La riapertura: un marasma di emozioni e di cose da imparare.
Lunedì 18 maggio l’Italia ha riaperto le porte alla vita. L’emozione è stata tanta quando il presidente Conte la sera prima si è affacciato in differita televisiva proprio all’ora di cena facendo appoggiare forchette e cucchiai sui tavoli delle cucine, dove tutti quanti abbiamo trattenuto il respiro per ascoltare le sorti che sarebbero toccate ad ognuno di noi all’indomani.
Già nelle prime ore del mattino i rumori erano a livelli dolorosi, forse perché oramai le mie orecchie e i miei sensori si erano sopiti nei lunghi e silenziosi giorni della quarantena, o forse perché semplicemente non ero pronta. Troppi timori, ancora tanta incertezza, eppure dovevamo farlo, dovevamo rialzare la testa e tornare il più possibile alla normalità.

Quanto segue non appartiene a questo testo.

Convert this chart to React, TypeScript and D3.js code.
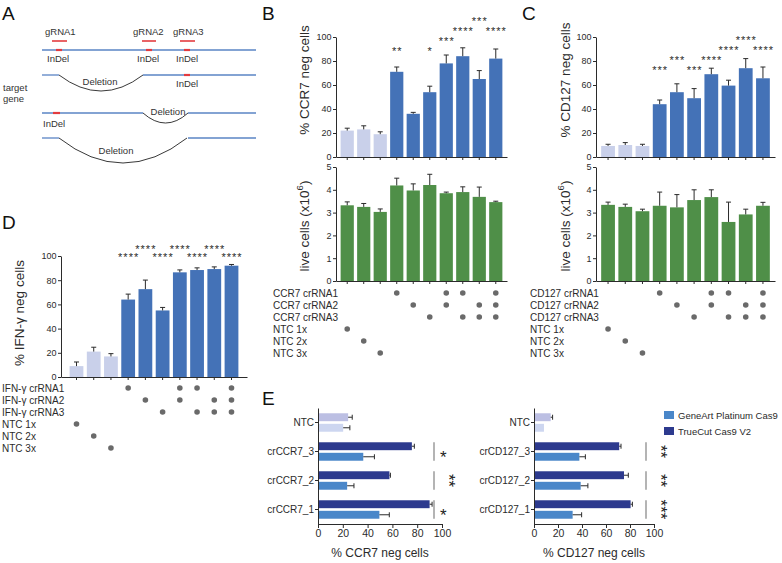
import { useRef, useEffect } from 'react'
import * as d3 from 'd3'

const FONT = "'Liberation Sans', Arial, Helvetica, sans-serif"
const INK = '#2b2b2b'
const NTC_FILL = '#c9d0ea'
const CR_FILL = '#4472b7'
const LIVE_FILL = '#4f8f48'
const DOT_FILL = '#6a6a6a'

// columns: 3 NTC controls, then the 7 crRNA combinations
const comboRows = ['crRNA1', 'crRNA2', 'crRNA3', 'NTC 1x', 'NTC 2x', 'NTC 3x']
const comboMembers = [[3], [4], [5], [0], [1], [2], [0, 1], [0, 2], [1, 2], [0, 1, 2]]
const pctTicks = [0, 20, 40, 60, 80, 100]
const liveTicks = [0, 1, 2, 3, 4, 5]

// B: CCR7
const ccr7Neg = [22, 23, 19, 71, 36, 54, 78, 84, 65, 82]
const ccr7NegErr = [2, 3, 2, 4, 1.2, 5, 7, 7, 7, 8]
const ccr7Live = [3.32, 3.25, 3.03, 4.19, 3.97, 4.21, 3.85, 3.9, 3.69, 3.46]
const ccr7LiveErr = [0.15, 0.15, 0.13, 0.32, 0.29, 0.47, 0.05, 0.23, 0.43, 0.04]
const ccr7Stars = ['', '', '', '**', '', '*', '***', '****', '***', '****']
const ccr7StarTier = [0, 0, 0, 0, 0, 0, 1, 2, 3, 2]

// C: CD127
const cd127Neg = [9.2, 10, 9.2, 44, 54, 49, 69, 59.5, 74, 65.6]
const cd127NegErr = [1.4, 2, 1.4, 3.5, 7, 8, 5, 4.5, 8, 9.4]
const cd127Live = [3.34, 3.25, 3.06, 3.3, 3.23, 3.55, 3.68, 2.59, 2.92, 3.3]
const cd127LiveErr = [0.12, 0.12, 0.09, 0.6, 0.56, 0.45, 0.32, 0.87, 0.23, 0.15]
const cd127Stars = ['', '', '', '***', '***', '***', '****', '****', '****', '****']
const cd127StarTier = [0, 0, 0, 0, 1, 0, 1, 2, 3, 2]

// D: IFN-γ
const ifngNeg = [9, 21, 17, 64, 72.6, 55, 86.5, 88.4, 89.2, 92]
const ifngNegErr = [3.4, 3.6, 2.3, 4.5, 7.5, 2.5, 2, 1.8, 1.8, 1]
const ifngStars = ['', '', '', '****', '****', '****', '****', '****', '****', '****']
const ifngStarTier = [0, 0, 0, 0, 1, 0, 1, 0, 1, 0]

// E: Cas9 comparison
const koGroupsCCR7 = ['NTC', 'crCCR7_3', 'crCCR7_2', 'crCCR7_1']
const koGroupsCD127 = ['NTC', 'crCD127_3', 'crCD127_2', 'crCD127_1']
const ccr7TrueCut = [24.3, 75.7, 57.6, 90]
const ccr7TrueCutErr = [3.3, 2, 0.8, 2]
const ccr7GeneArt = [20.3, 36.5, 23.5, 49.5]
const ccr7GeneArtErr = [5.4, 9, 5.5, 8]
const ccr7Sig = ['', '*', '**', '*']
const cd127TrueCut = [13.9, 71, 75, 80.5]
const cd127TrueCutErr = [1.6, 1.5, 3.6, 1.5]
const cd127GeneArt = [8.3, 37.8, 38.9, 32.2]
const cd127GeneArtErr = [0, 5, 6, 7.5]
const cd127Sig = ['', '**', '**', '***']
const koTicks = [0, 20, 40, 60, 80, 100]
const cas9Names = ['GeneArt Platinum Cas9', 'TrueCut Cas9 V2']
const cas9Colors = ['#4a87c9', '#2d3a8e']
const ntcColors = ['#bcbfe3', '#cdd6f0']

function styleAxis(a: any, size: number) {
  a.attr('font-family', FONT).attr('font-size', size)
  a.select('.domain').attr('stroke', INK)
  a.selectAll('.tick line').attr('stroke', INK)
  a.selectAll('.tick text').attr('fill', INK)
}

function vTitle(root: any, x: number, cy: number, label: string, sup?: string) {
  const t = root.append('text')
    .attr('transform', `translate(${x},${cy}) rotate(-90)`)
    .attr('text-anchor', 'middle')
    .attr('font-family', FONT)
    .attr('font-size', 13.5)
    .attr('fill', INK)
  t.append('tspan').text(label)
  if (sup) {
    t.append('tspan').attr('dy', -6).attr('font-size', 9.5).text(sup)
    t.append('tspan').attr('dy', 6).text(')')
  }
}

function columns(root: any, o: any) {
  const x = d3.scaleBand<number>()
    .domain(d3.range(o.values.length))
    .range([o.left, o.right])
    .paddingInner(0.2)
    .paddingOuter(o.padOuter)
  const y = d3.scaleLinear().domain([0, o.max]).range([o.bottom, o.top])
  const g = root.append('g')

  g.selectAll('rect')
    .data(o.values)
    .join('rect')
    .attr('x', (_: any, i: number) => x(i)!)
    .attr('width', x.bandwidth())
    .attr('y', (d: number) => y(d))
    .attr('height', (d: number) => y(0) - y(d))
    .attr('fill', (_: any, i: number) => o.fill(i))

  const eb = g.append('g').attr('stroke', INK).attr('stroke-width', 1)
  o.values.forEach((v: number, i: number) => {
    const cx = x(i)! + x.bandwidth() / 2
    const top = y(v + o.errs[i])
    eb.append('line').attr('x1', cx).attr('x2', cx).attr('y1', y(v)).attr('y2', top)
    eb.append('line').attr('x1', cx - 2.5).attr('x2', cx + 2.5).attr('y1', top).attr('y2', top)
  })

  const ya = g.append('g')
    .attr('transform', `translate(${o.left},0)`)
    .call(d3.axisLeft(y).tickValues(o.ticks).tickSize(3).tickSizeOuter(0).tickPadding(1.5)
      .tickFormat(d3.format('d')))
  styleAxis(ya, 9)

  const xa = g.append('g')
    .attr('transform', `translate(0,${o.bottom})`)
    .call(d3.axisBottom(x).tickSize(3).tickSizeOuter(0).tickFormat(() => ''))
  styleAxis(xa, 9)
  return x
}

function stars(root: any, x: any, marks: string[], tiers: number[], base: number, step: number) {
  root.append('g')
    .selectAll('text')
    .data(marks)
    .join('text')
    .attr('x', (_: any, i: number) => x(i)! + x.bandwidth() / 2 + 0.5)
    .attr('y', (_: any, i: number) => base + 6 - tiers[i] * step)
    .attr('text-anchor', 'middle')
    .attr('font-family', FONT)
    .attr('font-size', 11)
    .attr('letter-spacing', 1)
    .attr('fill', INK)
    .text((d: string) => d)
}

function combos(root: any, x: any, prefix: string, labelX: number, rowY: number) {
  const g = root.append('g')
  comboRows.forEach((r, j) => {
    g.append('text')
      .attr('x', labelX)
      .attr('y', rowY + j * 12 + 3.5)
      .attr('font-family', FONT)
      .attr('font-size', 10)
      .attr('fill', INK)
      .text(r.startsWith('NTC') ? r : `${prefix} ${r}`)
  })
  comboMembers.forEach((rows, i) => {
    rows.forEach(j => {
      g.append('circle')
        .attr('cx', x(i)! + x.bandwidth() / 2)
        .attr('cy', rowY + j * 12)
        .attr('r', 2.8)
        .attr('fill', DOT_FILL)
    })
  })
}

function knockout(root: any, o: any) {
  const g = root.append('g')
  const x = d3.scaleLinear().domain([0, 100]).range([o.left, o.right])
  const y = d3.scaleBand<string>().domain(o.groups).range([o.top, o.bottom])
  const inner = d3.scaleBand<number>().domain([0, 1]).range([0, y.bandwidth()]).paddingInner(0.25).paddingOuter(0.5)

  o.groups.forEach((grp: string, i: number) => {
    const vals = [o.trueCut[i], o.geneArt[i]]
    const errs = [o.trueCutErr[i], o.geneArtErr[i]]
    vals.forEach((v: number, k: number) => {
      const y0 = y(grp)! + inner(k)!
      const fill = i === 0 ? ntcColors[k] : cas9Colors[1 - k]
      g.append('rect').attr('x', x(0)).attr('y', y0).attr('width', x(v) - x(0))
        .attr('height', inner.bandwidth()).attr('fill', fill)
      if (errs[k] > 0) {
        const cy = y0 + inner.bandwidth() / 2
        g.append('line').attr('x1', x(v)).attr('x2', x(v + errs[k])).attr('y1', cy).attr('y2', cy)
          .attr('stroke', INK)
        g.append('line').attr('x1', x(v + errs[k])).attr('x2', x(v + errs[k]))
          .attr('y1', cy - 2.5).attr('y2', cy + 2.5).attr('stroke', INK)
      }
    })
    const s = o.sig[i]
    if (s) {
      const y1 = y(grp)! + inner(0)!
      const y2 = y(grp)! + inner(1)! + inner.bandwidth()
      g.append('line').attr('x1', o.right - 8).attr('x2', o.right - 8).attr('y1', y1).attr('y2', y2)
        .attr('stroke', '#8c8c8c').attr('stroke-width', 1.3)
      const cy = (y1 + y2) / 2
      g.append('text')
        .attr('transform', s.length > 1 ? `translate(${o.right + 1},${cy}) rotate(90)` : `translate(${o.right - 2},${cy + 11})`)
        .attr('text-anchor', s.length > 1 ? 'middle' : 'start')
        .attr('font-family', FONT).attr('font-size', 17).attr('fill', '#222')
        .text(s)
    }
  })

  const ya = g.append('g').attr('transform', `translate(${o.left},0)`)
    .call(d3.axisLeft(y).tickSize(3).tickSizeOuter(0).tickPadding(1))
  styleAxis(ya, 10)
  const xa = g.append('g').attr('transform', `translate(0,${o.bottom})`)
    .call(d3.axisBottom(x).tickValues(koTicks).tickSize(4).tickSizeOuter(0).tickPadding(2))
  styleAxis(xa, 10.5)

  g.append('text').attr('x', (o.left + o.right) / 2).attr('y', 557)
    .attr('text-anchor', 'middle').attr('font-family', FONT).attr('font-size', 12).attr('fill', INK)
    .text(o.title)
}

function screen(root: any, o: any) {
  const x = columns(root, {
    left: o.left, right: o.right, top: o.top, bottom: o.bottom, padOuter: o.padOuter,
    values: o.neg, errs: o.negErr, max: 100, ticks: pctTicks,
    fill: (i: number) => (i < 3 ? NTC_FILL : CR_FILL),
  })
  stars(root, x, o.stars, o.tiers, o.starBase, o.starStep)
  vTitle(root, o.titleX, o.titleY, `% ${o.gene} neg cells`)
  if (o.live) {
    columns(root, {
      left: o.left, right: o.right, top: 167, bottom: 281, padOuter: o.padOuter,
      values: o.live, errs: o.liveErr, max: 5, ticks: liveTicks,
      fill: () => LIVE_FILL,
    })
    vTitle(root, o.titleX, 226, 'live cells (x10', '6')
  }
  combos(root, x, o.gene, o.labelX, o.rowY)
}

function SchemeA() {
  const blue = '#5a84c4'
  const red = '#e23b3f'
  const seg = (x1: number, x2: number, y: number) => (
    <line x1={x1} x2={x2} y1={y} y2={y} stroke={blue} strokeWidth={1.3} />
  )
  const mark = (x1: number, x2: number, y: number) => (
    <line x1={x1} x2={x2} y1={y} y2={y} stroke={red} strokeWidth={2.2} />
  )
  return (
    <g fontFamily={FONT} fontSize={9.5} fill="#333">
      <text x={45} y={35}>gRNA1</text>
      <text x={133} y={35}>gRNA2</text>
      <text x={173} y={35}>gRNA3</text>
      <g stroke={red} strokeWidth={1.6}>
        <line x1={52} x2={67} y1={41} y2={41} />
        <line x1={142} x2={156} y1={41} y2={41} />
        <line x1={180} x2={195} y1={41} y2={41} />
      </g>
      {seg(42, 256, 50)}
      {mark(56, 62, 50)}
      {mark(146, 152, 50)}
      {mark(184, 190, 50)}
      <text x={47} y={62}>InDel</text>
      <text x={137} y={62}>InDel</text>
      <text x={176} y={62}>InDel</text>

      {seg(42, 59, 75)}
      <path d="M59,75 Q101,107 143,75" fill="none" stroke="#222" strokeWidth={0.9} />
      {seg(143, 256, 75)}
      {mark(184, 190, 75)}
      <text x={100} y={85} textAnchor="middle">Deletion</text>
      <text x={176} y={87}>InDel</text>

      <text x={3} y={91}>target</text>
      <text x={3} y={102}>gene</text>

      {seg(42, 143, 113)}
      <path d="M143,113 Q165.5,133 188,113" fill="none" stroke="#222" strokeWidth={0.9} />
      {seg(188, 256, 113)}
      {mark(53, 60, 113)}
      <text x={43} y={127}>InDel</text>
      <text x={168} y={115} textAnchor="middle">Deletion</text>

      {seg(42, 59, 138)}
      <path d="M59,138 Q123,188 187,138" fill="none" stroke="#222" strokeWidth={0.9} />
      {seg(188, 256, 138)}
      <text x={116} y={154} textAnchor="middle">Deletion</text>
    </g>
  )
}

export default function App() {
  const gRef = useRef<SVGGElement>(null)

  useEffect(() => {
    if (!gRef.current) return
    const root = d3.select(gRef.current)
    root.selectAll('*').remove()

    screen(root, {
      gene: 'CCR7', left: 336, right: 507, top: 37, bottom: 157, padOuter: 0.28,
      neg: ccr7Neg, negErr: ccr7NegErr, live: ccr7Live, liveErr: ccr7LiveErr,
      stars: ccr7Stars, tiers: ccr7StarTier, starBase: 49, starStep: 10,
      titleX: 309, titleY: 80, labelX: 273, rowY: 293,
    })
    screen(root, {
      gene: 'CD127', left: 596, right: 775, top: 37, bottom: 157, padOuter: 0.3,
      neg: cd127Neg, negErr: cd127NegErr, live: cd127Live, liveErr: cd127LiveErr,
      stars: cd127Stars, tiers: cd127StarTier, starBase: 68, starStep: 10,
      titleX: 570, titleY: 80, labelX: 530, rowY: 293,
    })
    screen(root, {
      gene: 'IFN-γ', left: 61, right: 247, top: 256, bottom: 377, padOuter: 0.5,
      neg: ifngNeg, negErr: ifngNegErr,
      stars: ifngStars, tiers: ifngStarTier, starBase: 255, starStep: 8,
      titleX: 24, titleY: 313, labelX: 2, rowY: 388,
    })

    knockout(root, {
      left: 318, right: 442, top: 408, bottom: 524, groups: koGroupsCCR7,
      trueCut: ccr7TrueCut, trueCutErr: ccr7TrueCutErr, geneArt: ccr7GeneArt, geneArtErr: ccr7GeneArtErr,
      sig: ccr7Sig, title: '% CCR7 neg cells',
    })
    knockout(root, {
      left: 534, right: 654, top: 408, bottom: 524, groups: koGroupsCD127,
      trueCut: cd127TrueCut, trueCutErr: cd127TrueCutErr, geneArt: cd127GeneArt, geneArtErr: cd127GeneArtErr,
      sig: cd127Sig, title: '% CD127 neg cells',
    })

    // legend
    const lg = root.append('g')
    cas9Names.forEach((n, i) => {
      lg.append('rect').attr('x', 664).attr('y', 411 + i * 16).attr('width', 10).attr('height', 8)
        .attr('fill', cas9Colors[i])
      lg.append('text').attr('x', 678).attr('y', 418.5 + i * 16)
        .attr('font-family', FONT).attr('font-size', 9.5).attr('fill', INK).text(n)
    })
  }, [])

  const letter = (t: string, x: number, y: number) => (
    <text x={x} y={y} fontFamily={FONT} fontSize={19} fill="#111">{t}</text>
  )

  return (
    <svg width={782} height={563} style={{ position: 'absolute', left: 0, top: 0 }}>
      <rect width={782} height={563} fill="#fff" />
      {letter('A', 2, 20)}
      {letter('B', 262, 20)}
      {letter('C', 522, 20)}
      {letter('D', 2, 229)}
      {letter('E', 262, 405)}
      <SchemeA />
      <g ref={gRef} />
    </svg>
  )
}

I marciapiedi ricevevano passi frettolosi, le botteghe facevano nuovamente mostra di sé e i loro bottegai tiravano di nuovo boccate d’aria mista a speranza. Ognuno si muoveva con fare titubante, quasi guardingo, mentre la tensione per far sì che tutto andasse bene, si affettava col coltello.
I bambini, con le mascherine anche loro, saltellavano sotto la pioggia vogliosi di riprendersi la vita che un “bobo” crudele gli aveva portato via e che ancora continuava a fargli tenere il visino coperto.
Ogni tanto mi veniva facile andare alla finestra del mio negozio per infilarmi di nuovo quel mondo dentro, quel mondo fatto di movimento, di gente laboriosa e vogliosa di riprovare, di riprovarci.
Mi sentivo come un nodo alla gola a vedere tutti quegli uomini e donne di buna volontà, e non ultimo a pensare alle categorie che ancora non avevano potuto riaprire, o che magari neanche avrebbero riaperto.
Fa male pensare che persone adulte si debbano reinventare, che debbano pensare ad un altro lavoro, impararlo perché impossibilitati a riaprire i battenti di quello che è stato il loro sostegno, la loro soddisfazione per tanti anni, quello stesso lavoro che ha cresciuto intere famiglie, che ha fatto studiare i figli portandoli all’età di essere adulti.
Adesso la settimana lavorativa è quasi finita e in qualche modo ce l’abbiamo fatta. L’ortolano corre di nuovo con tutta la sua fierezza, l’ottico apre la serranda con più decisione e i parrucchieri portano via i loro sacchi neri pieni di lavoro finito, persino i fiori del fioraio di fronte sono più belli.
E’ vero, abbiamo fatto a meno dei sorrisi, ma abbiamo potuto incontrarli negli occhi, occhi bellissimi, sottolineati dalle mascherine di tutti i colori e generi, come se oramai facessero parte di noi, tanto da dargli l’importanza del gusto e della scelta.
Mascherine per tutti, come unica medicina per arginare un male con un nome preciso, ma che di preciso non ha niente, perché può agire su ognuno di noi a suo piacere, perfido e beffardo, e doloroso e profondamente cattivo.
Dobbiamo augurarci che si sia stancato di noi e che non ci guardi riprendere a piccoli passi la vita, per poi saltare fuori di nuovo, così, all’improvviso. Già ci ha costretto ad essere noi soltanto a metà, non permettiamogli di coprirci anche gli occhi!
Non vedo l’ora, la prossima settimana di incontrare di nuovo tutti quegli uomini e quelle donne che non con poca fatica si sono ripresi la vita.